Historic house in Utah, United States

The Hilda Erickson House, located at 247 W. Main St. in Grantsville, Utah, is a historic house that was built in 1915 for Hilda Erickson, an exceptionally long-lived woman among original pioneers in Utah. The house was built by her son Perry Erickson, and it has also been known as the Perry & Mary Erickson House and as the John & Hilda Erickson House.

It is historically significant for association with Hilda Anderson Erickson, who lived in the house till past age 100. Hilda was born in Ledsjö parish, Västergötland, Sweden in 1859, came to Utah by wagon in 1866, and was eventually honored by local and national news coverage "as the 'last living pioneer,' out of approximately 80,000 pioneers who came to Utah before the railroad". She died at age 108, in 1968.

The house is a bungalow that is well-preserved but is not special architecturally. It was listed on the National Register of Historic Places in 2006.

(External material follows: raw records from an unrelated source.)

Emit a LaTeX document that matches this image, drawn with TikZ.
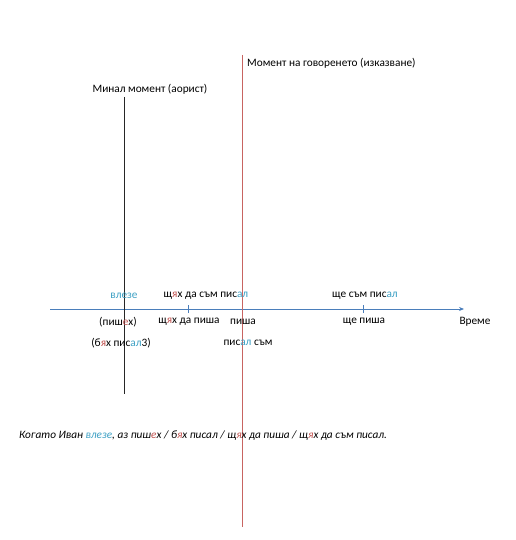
\documentclass[tikz,border=0pt]{standalone}
\usepackage{fontspec}
\setmainfont{Carlito}
\usepackage{xcolor}
\usetikzlibrary{arrows.meta,positioning}
\definecolor{axisblue}{HTML}{4A7EBB}
\definecolor{vlred}{HTML}{C86461}
\definecolor{txblue}{HTML}{3DA0C4}
\definecolor{txred}{HTML}{C0504D}
\newcommand{\bl}[1]{\textcolor{txblue}{#1}}
\newcommand{\rd}[1]{\textcolor{txred}{#1}}

\begin{document}
\begin{tikzpicture}[x=1pt,y=-1pt,
    lbl/.style={inner sep=1pt,font=\fontsize{11.3}{13}\selectfont}]
  \useasboundingbox (0,0) rectangle (515,540);
  % time axis
  \coordinate (ax0) at (50,309);
  \coordinate (ax1) at (464,309);
  \draw[color=axisblue,line width=0.8pt,-{Stealth[length=5pt,width=4pt]}] (ax0) -- (ax1);
  \coordinate (t1) at (188,309);
  \coordinate (t2) at (363,309);
  \draw[color=axisblue,line width=0.8pt] ([yshift=-4pt]t1) -- ([yshift=4pt]t1);
  \draw[color=axisblue,line width=0.8pt] ([yshift=-4pt]t2) -- ([yshift=4pt]t2);
  % moments
  \coordinate (past0) at (124,97);
  \coordinate (past1) at (124,394);
  \draw[color=black!85,line width=0.8pt] (past0) -- (past1);
  \coordinate (now0) at (242.5,55);
  \coordinate (now1) at (242.5,527);
  \draw[color=vlred,line width=1pt] (now0) -- (now1);
  \node[lbl,anchor=west] (nowlbl) at (246,63) {Момент на говоренето (изказване)};
  \node[lbl] (pastlbl) at (150,89) {Минал момент (аорист)};
  % above the axis
  \node[lbl] (vleze) at (124,296) {\bl{влезе}};
  \node[lbl] (shtqhbil) at (206,296) {щ\rd{я}х да съм пис\bl{ал}};
  \node[lbl] (shtebil) at (365,296) {ще съм пис\bl{ал}};
  % below the axis
  \node[lbl] (pisheh) at (118,322) {(пиш\rd{е}х)};
  \node[lbl] (shtqh) at (189,322) {щ\rd{я}х да пиша};
  \node[lbl] (pisha) at (243,322) {пиша};
  \node[lbl] (shte) at (364,322) {ще пиша};
  \node[lbl] (vreme) at (475,322) {Време};
  \node[lbl] (bqh) at (121,343) {(б\rd{я}х пис\bl{ал}3)};
  \node[lbl] (pisalsum) at (248,343) {пис\bl{ал} съм};
  % example sentence
  \node[lbl,anchor=west,font=\fontsize{11.3}{13}\selectfont\itshape] (sent) at (18,436)
    {Когато Иван \bl{влезе}, аз пиш\rd{е}х / б\rd{я}х писал / щ\rd{я}х да пиша / щ\rd{я}х да съм писал.};
\end{tikzpicture}
\end{document}
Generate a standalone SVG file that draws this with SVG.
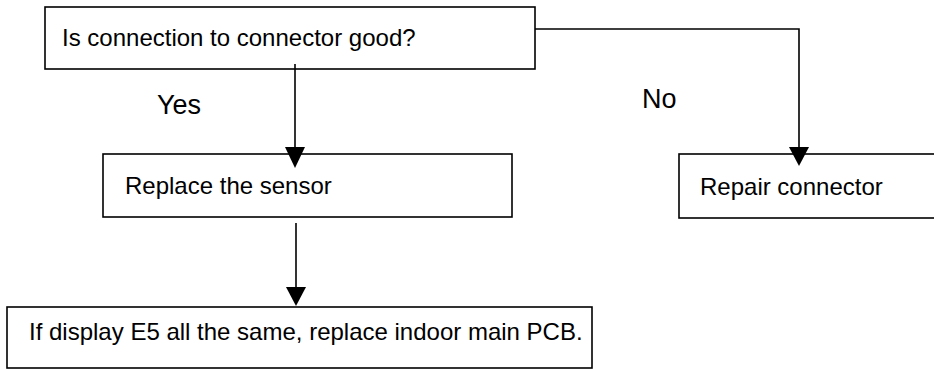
<svg xmlns="http://www.w3.org/2000/svg" width="934" height="369" viewBox="0 0 934 369">
<style>
.box{fill:#fff;stroke:#000;stroke-width:1.6}
.t{font-family:"Liberation Sans",Arial,sans-serif;font-size:24px;fill:#000}
.lbl{font-family:"Liberation Sans",Arial,sans-serif;font-size:27px;fill:#000}
.ln{fill:none;stroke:#000;stroke-width:1.6}
.ah{fill:#000;stroke:none}
</style>
<rect width="934" height="369" fill="#fff"/>
<g id="n1"><rect class="box" x="45" y="7" width="490" height="62"/><text class="t" x="62" y="46">Is connection to connector good?</text></g>
<g id="n2"><rect class="box" x="103" y="154" width="409" height="63"/><text class="t" x="125" y="194">Replace the sensor</text></g>
<g id="n3"><rect class="box" x="679" y="154" width="270" height="64"/><text class="t" x="700" y="195">Repair connector</text></g>
<g id="n4"><rect class="box" x="7" y="307" width="585" height="61"/><text class="t" x="29" y="340">If display E5 all the same, replace indoor main PCB.</text></g>
<g id="connectors">
<line class="ln" x1="295" y1="64" x2="295" y2="150"/>
<polygon class="ah" points="285,147 305,147 295,168"/>
<line class="ln" x1="296" y1="223" x2="296" y2="290"/>
<polygon class="ah" points="286,287 306,287 296,306"/>
<polyline class="ln" points="535,29 799,29 799,150"/>
<polygon class="ah" points="789,147 809,147 799,166"/>
<text class="lbl" x="157" y="114">Yes</text>
<text class="lbl" x="642" y="108">No</text>
</g>
</svg>
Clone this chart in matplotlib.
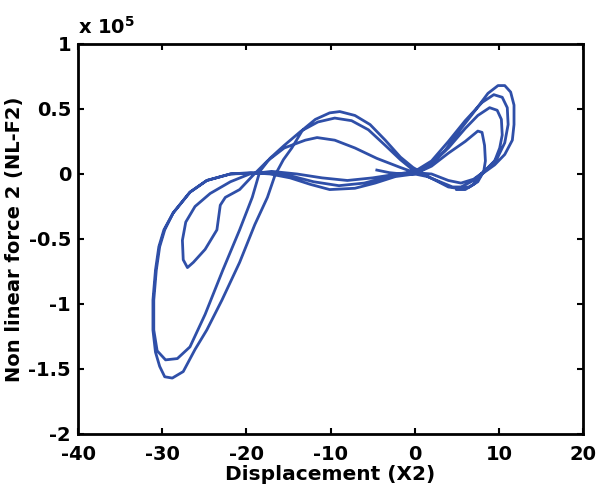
import matplotlib
matplotlib.use("Agg")
import matplotlib.pyplot as plt
from matplotlib.ticker import FuncFormatter

# Траектория: перемещение X2 и нелинейная сила (в единицах 1e5)
x2 = [-4.5, -3.0, -1.5, 0.0, 2.0, 4.0, 6.0, 7.5, 8.0, 8.3, 8.4, 8.2, 7.5, 6.5, 5.0, 4.0, 2.5, 1.0, 0.0,
      -2.0, -5.0, -8.0, -11.0, -14.0, -17.0, -19.6, -21.9, -24.3, -26.1, -27.2, -27.6, -27.5, -27.0,
      -26.3, -24.9, -23.5, -23.1, -22.5, -20.8, -19.2, -17.5, -15.5,
      -13.0, -11.6, -9.5, -7.1, -4.5, -1.7, 0.0,
      2.0, 4.0, 6.0, 7.5, 8.9, 9.8, 10.3, 10.4, 10.1, 9.5, 8.5, 7.0, 5.5, 4.0, 2.0, 0.0,
      -3.0, -6.0, -9.0, -12.0, -15.0, -17.5,
      -21.9, -24.7, -26.7, -28.7, -29.7, -30.3, -30.7, -31.0, -31.0, -30.6, -29.6, -28.2, -26.7,
      -24.9, -22.8, -20.8, -19.3, -18.4, -17.2, -15.5, -13.5, -11.5, -9.5, -7.5, -5.5, -3.5, -1.7, 0.0,
      2.0, 4.0, 6.0, 8.0, 9.4, 10.4, 11.0, 11.1, 10.7, 9.8, 8.4, 7.0, 5.5, 4.5, 3.0, 1.5, 0.0,
      -2.3, -4.7, -7.1, -10.1, -12.4, -14.8, -17.2,
      -19.5, -21.9, -24.7, -26.7, -28.7, -29.8, -30.4, -30.8, -31.1, -31.1, -30.8, -30.3, -29.7,
      -28.8, -27.5, -26.1, -24.7, -22.9, -20.8, -19.0, -17.5, -16.6, -15.6, -14.6, -13.3, -11.8,
      -10.1, -8.9, -7.1, -5.3, -3.5, -1.7, -0.2, 0.6,
      1.8, 3.6, 5.4, 7.2, 8.7, 9.9, 10.7, 11.4, 11.8, 11.8, 11.6, 10.7, 9.5, 8.0, 7.0, 6.0, 5.0]
nl_f2 = [0.03, 0.01, 0.0, 0.0, 0.06, 0.16, 0.25, 0.33, 0.32, 0.22, 0.10, 0.02, -0.06, -0.10, -0.11, -0.10, -0.05, 0.0, 0.02,
         0.0, -0.03, -0.05, -0.03, 0.0, 0.02, 0.0, -0.06, -0.15, -0.25, -0.37, -0.51, -0.66, -0.72,
         -0.68, -0.58, -0.43, -0.24, -0.18, -0.12, -0.01, 0.10, 0.20,
         0.26, 0.28, 0.26, 0.20, 0.12, 0.05, 0.01,
         0.08, 0.20, 0.35, 0.45, 0.51, 0.49, 0.42, 0.30, 0.20, 0.10, 0.03, -0.04, -0.07, -0.05, 0.0, 0.01,
         -0.02, -0.07, -0.09, -0.06, -0.01, 0.01,
         0.0, -0.05, -0.14, -0.30, -0.43, -0.56, -0.74, -0.97, -1.20, -1.36, -1.43, -1.42, -1.33,
         -1.08, -0.74, -0.43, -0.18, 0.02, 0.12, 0.22, 0.33, 0.40, 0.43, 0.41, 0.34, 0.22, 0.11, 0.02,
         0.10, 0.25, 0.41, 0.55, 0.61, 0.59, 0.51, 0.38, 0.24, 0.12, 0.03, -0.05, -0.10, -0.10, -0.06, -0.02, 0.0,
         -0.02, -0.07, -0.11, -0.12, -0.08, -0.03, 0.0,
         0.01, 0.0, -0.05, -0.14, -0.30, -0.43, -0.56, -0.74, -0.97, -1.20, -1.37, -1.48, -1.56,
         -1.57, -1.52, -1.35, -1.20, -0.97, -0.68, -0.39, -0.18, -0.01, 0.11, 0.20, 0.34, 0.42,
         0.47, 0.48, 0.45, 0.38, 0.26, 0.13, 0.05, 0.02,
         0.07, 0.18, 0.34, 0.49, 0.62, 0.68, 0.68, 0.63, 0.53, 0.38, 0.26, 0.15, 0.07, 0.0, -0.08, -0.12, -0.12]

xticks = [-40, -30, -20, -10, 0, 10, 20]
yticks = [-2, -1.5, -1, -0.5, 0, 0.5, 1]

plt.rcParams['font.family'] = ['DejaVu Sans']
plt.rcParams['font.weight'] = 'bold'
plt.rcParams['mathtext.fontset'] = 'custom'
plt.rcParams['mathtext.rm'] = 'DejaVu Sans:bold'

fig = plt.figure(figsize=(5.97, 4.88), dpi=100)
ax = fig.add_axes([0.1307, 0.1107, 0.8459, 0.7992])

ax.plot(x2, nl_f2, color='#2f4fa8', linewidth=2.0)

ax.set_xlim(-40, 20)
ax.set_ylim(-2, 1)
ax.set_xticks(xticks)
ax.set_yticks(yticks)
fmt = FuncFormatter(lambda v, p: '{:g}'.format(v))
ax.xaxis.set_major_formatter(fmt)
ax.yaxis.set_major_formatter(fmt)
ax.tick_params(direction='in', length=4, width=1.5, top=True, right=True,
               labelsize=14)
ax.tick_params(axis='x', pad=8)
ax.tick_params(axis='y', pad=5)
for t in ax.get_xticklabels() + ax.get_yticklabels():
    t.set_fontweight('bold')
for s in ax.spines.values():
    s.set_linewidth(2.0)

ax.set_xlabel('Displacement (X2)', fontsize=14.5, fontweight='bold', labelpad=1)
ax.set_ylabel('Non linear force 2 (NL-F2)', fontsize=14, fontweight='bold', labelpad=3)
ax.text(0.0, 1.015, r'x 10$^{5}$', transform=ax.transAxes, fontsize=14,
        fontweight='bold', ha='left', va='bottom')

fig.savefig('out.png', dpi=100)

Its historical significance was considered by local, state, and national officials who deemed it worthy of recognition in the National Register program, which was established in 1966 and has since recognized about 85,000 historic sites in the United States. There are just 23 NRHP-recognized sites in all 7,287 square miles of Tooele County, the county in which the Erickson house is located, i.e. there is 1 site per 316 square miles recognized in the area.